6 Replies Latest reply: Apr 22, 2015 4:10 AM by Chris Olver RSS

    Distinct Inner Join - Strange Results.

    Chris Olver

      Hi,

       

      Found a bizarre issue and can't seem to get my head around what would cause this problem.

       

      I am trying to do a Distinct Inner join on a very large data set to remove data.

       

      Usage:
      LOAD 
           UserID,
           Unit,
           UsageType
      FROM
      [..\3.QVD\DataModels\Usage\2015-*-*.qvd]
      (qvd);
      
      Inner Join
      
      LOAD
        Distinct
        UserID
      FROM
      [..\3.QVD\DataModels\Customer.qvd]
      (qvd);
      
      
      
      

       

      This returns a total of 1600 results which is incorrect.
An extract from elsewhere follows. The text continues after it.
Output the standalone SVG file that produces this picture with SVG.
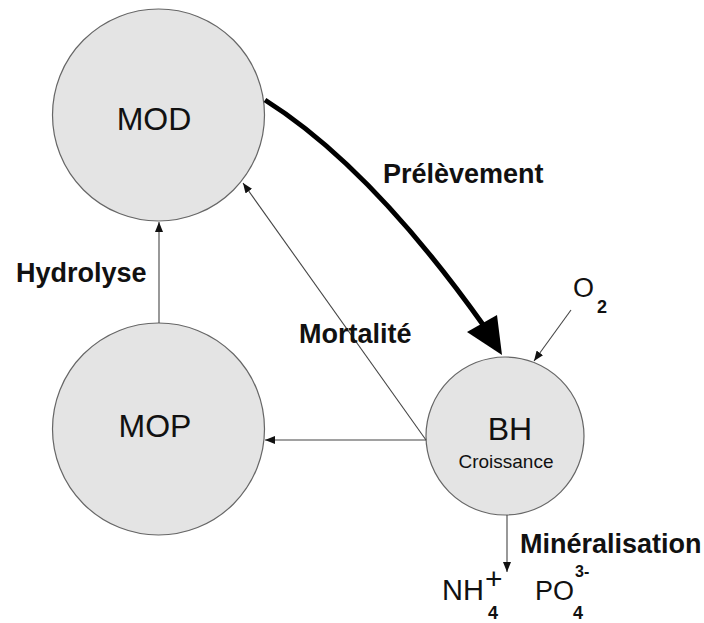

If I do:

       

      Customer:
      LOAD
        Distinct
        UserID
      FROM
      [..\3.QVD\DataModels\Customer.qvd]
      (qvd);
      
      Usage:
      LOAD 
           UserID,
           Unit,
           UsageType
      FROM
      [..\3.QVD\DataModels\Usage\2015-*-*.qvd]
      (qvd);
      
      Inner Join
      
      Load
           UserID
      Resident Customer;
      
      Drop Table Customer;
      
      

       

      This returns 35,502 which is correct. I don't understand why the two results should differ. I have written both methods and the same list of values for UserID are returned. If create an INLINE * FROM [ UserID etc ] this also provides the correct results.

       

      Further testing:

       

      Usage:
      LOAD 
           UserID,
           Unit,
           UsageType
      FROM
      [..\3.QVD\DataModels\Usage\2015-*-*.qvd]
      (qvd);
      
      Inner Join
      
      LOAD
          UserID,
           Count(UserID) As Counter
      FROM
      [..\3.QVD\DataModels\Customer.qvd]
      (qvd)
      Group By UserID;
      
      Drop Field Counter;
      

       

      This also provides the correct as results above.

       

      Any ideas on what could be causing this issue?

       

      -Chris